The 1980s Farm Crisis
In my 1983 class action lawsuit, Coleman v. Block, I represented family farmers during the worst economic crisis to hit rural America since the Great Depression. During the late 1970s, farmers experienced a cost-price squeeze, because the income they received for their crops and livestock was less than it cost to produce those crops and raise that livestock. To make up the gap between the high production costs and low prices, they borrowed against the value of their land year after year. Lenders encouraged this, based on the belief that land values would continue to go up and up and up. They were wrong.
When thousands of anxious and angry farmers drove tractors from all over the country to meet at the National Mall and sounded the alarm that the agriculture system was in crisis, the Carter administration responded by issuing an additional $4 billion in credit.
But the farmers didn’t want more credit. They wanted better prices for what they grew.
In 1977, total outstanding farm debt was $118,936,000,000.
By the time I began working with farmers in the early 1980s, it had risen to $195,422,000,000.
Most of my clients were small and mid-sized farmers who had borrowed from the Farmers Home Administration (FmHA), a lending agency of the US Department of Agriculture. In 1981, under the direction of Reagan’s budget director, David Stockman, FmHA began an aggressive campaign of “reducing delinquencies” that was ostensibly aimed at reducing the federal deficit. In order to meet delinquency reduction goals (“quotas”) set in Washington, FmHA bureaucrats in small county seats throughout the country began to shut down and force out thousands of farmers who were behind on their loan payments.
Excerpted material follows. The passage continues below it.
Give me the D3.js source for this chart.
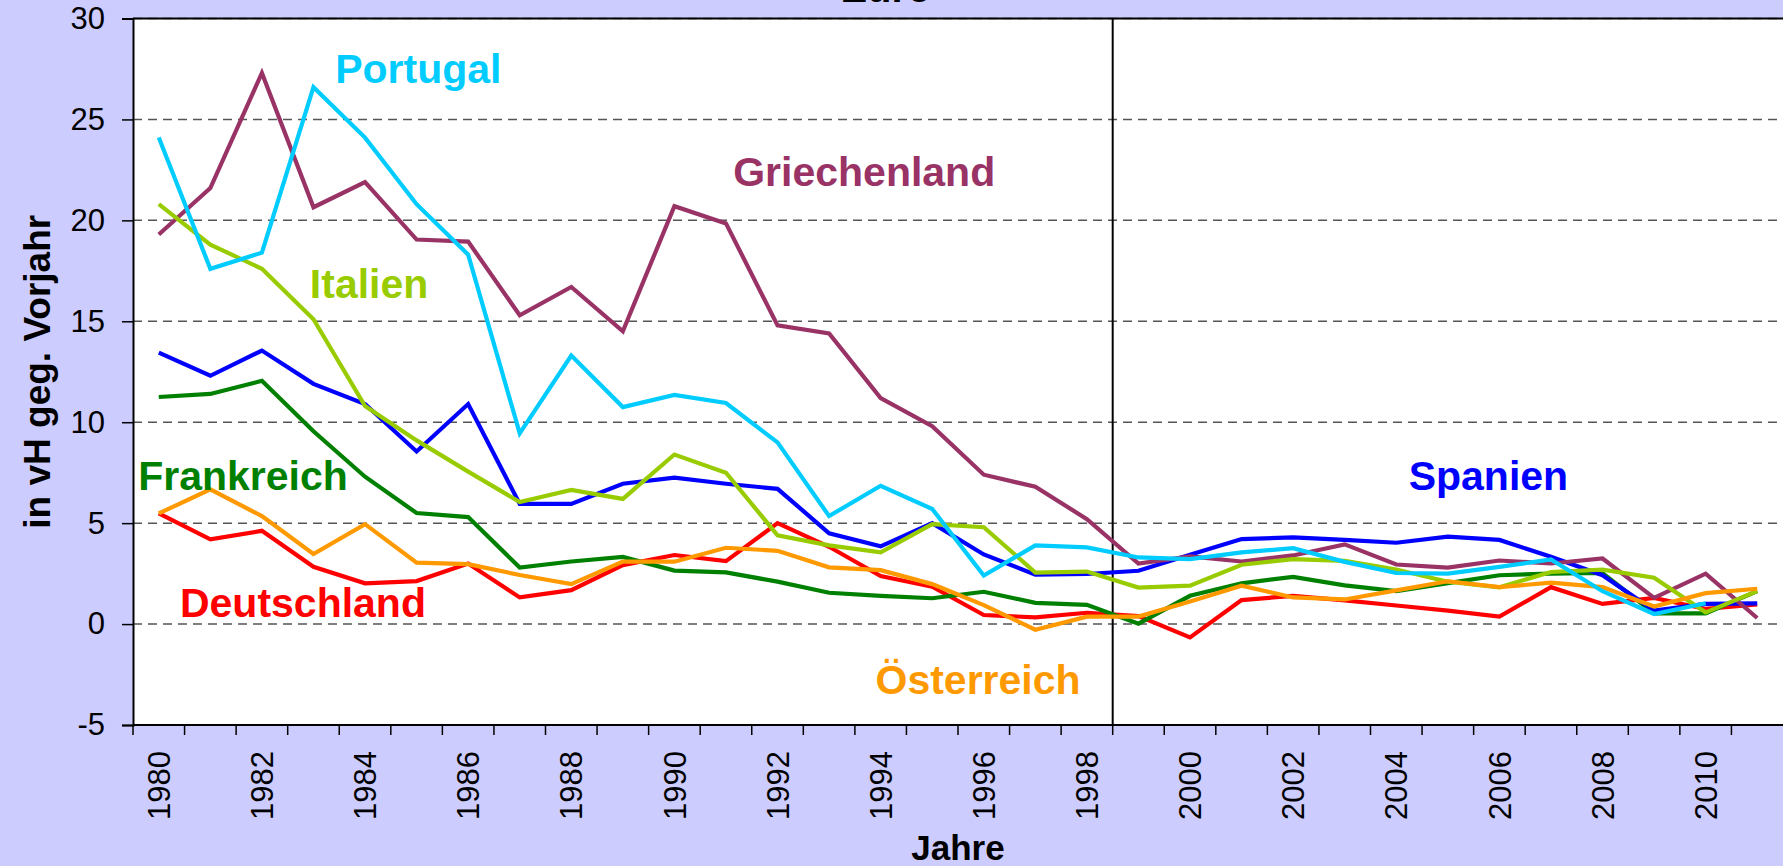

In 1978, Congress said farmers had the right to apply to FmHA for a deferral of payments if they were behind due to circumstances beyond their control, but FmHA simply ignored the deferral law.
My clients in North Dakota received notices that their loans had been “accelerated”—that the debt they thought they had decades to repay had to be paid in full in 15 or 30 days. They were told they had to pick one of two options: “voluntarily liquidate” or “be shut down.” If they didn’t quit “voluntarily,” FmHA used ruthless methods to starve them out. FmHA seized all of the farmers’ income from sales of crops and milk and emptied supervised bank accounts, leaving nothing for living expenses for the farmers or feed for their livestock.
It took agriculture economists years to acknowledge the ‘80s farm crisis.
The advocates on the ground recognized how bad it was long before the economists collected and analyzed the data that “proved” that hundreds of thousands of farmers were sinking.